Pink Floyd co-founder Roger Waters’ shows canceled in Poland after controversial Ukraine letter
Pink Floyd’s co-founder Roger Waters is starting to feel the backlash of his pro-Putin comments. His planned concerts at Tauron Arena in Krakow in April have all been canceled.
Waters published a controversial open letter on his website in early September to Ukrainian first lady Olena Zelenska. In the letter, Waters wrote that he opposed the West sending weapons to Ukraine to aid the country in its war against agressor Russia. In the same letter he attacks her husband, Ukrainian President Volodymyr Zelensky, by using wording which is in line of the Kremlin’s excuse for attacking Ukraine.
In a reaction Waters says: “It is true that a town councilor in Krakow, a Mr Łukasz Wantuch has threatened to hold a meeting asking the council to declare me ‘Persona non grata’ because of my public efforts to encourage all involved in the disastrous war in Ukraine, especially the governments of the USA and Russia, to work towards a negotiated peace, rather than escalate matters towards a bitter end that could be nuclear war and the end of all life on this planet.”
And he adds: “Not withstanding that this chap Łukasz Wantuch seems to know nothing of my history of working, all my life, at some personal cost, in the service of human rights, he, in an article in a local newspaper urged the good people of Krakow not to buy tickets to my show (…) If Wantuch achieves his aim it will be a sad loss for me as well as for Krakow residents.”
Wantuch’s called the musician “an open supporter of Putin” and his planned performances in Krakow “a shame for our city.” And he finished by saying: “Let him sing in Moscow.”
“Stalin was the big saviour in World War II”
It’s not the first time that Waters gets into trouble with his pro-Kremlin beliefs. In an interview on CNN with Michael Smerconish he falsely claims that NATO promised they wouldn’t approach the Russian border when Gorbachev negotiated the withdrawal of the USSR occupation troupes from the whole of Eastern Europe. Such deal never existed and when asked about it the Russian government was unable to publish any document supporting the claim.
Waters also claims in the interview that “Stalin was the big saviour in World War II”, a war which Stalin himself helped to start in 1939 together with Nazi Germany.

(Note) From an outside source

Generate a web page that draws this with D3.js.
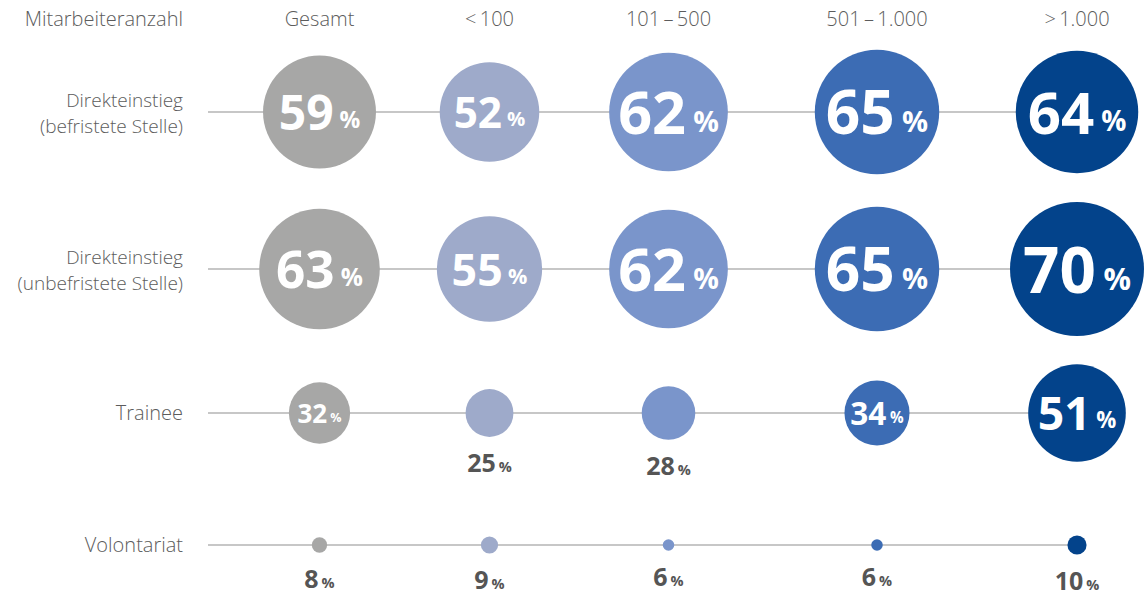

A little historical reminder for Waters. After Germany invaded Poland on 1 September 1939 Stalin ordered the Soviet invasion of Poland on 17 September. The ensuing Soviet campaign included political murders and other forms of repression, targeting Polish figures of authority such as military officers, police and priests. A wave of arrests and summary executions followed and Stalin’s NKVD sent hundreds of thousands of people from eastern Poland to Siberia and other remote parts of the Soviet Union in four major waves of deportation between 1939 and 1941. After the war the Soviet-Union occupied a large part of Europe installing a terror regime which costs the lives of millions of people. Sounds like something we also see Putin doing indeed.
His fellow colleagues of Pink Floyd released a single called “Hey Hey Rise Up” – with Ukrainian singer Andriy Khlyvnyuk from Boombox – to raise funds for humanitarian relief in Ukraine and have distanced themselves from Waters’ comments. Waters, who departed the band in 1984, did not contribute to song.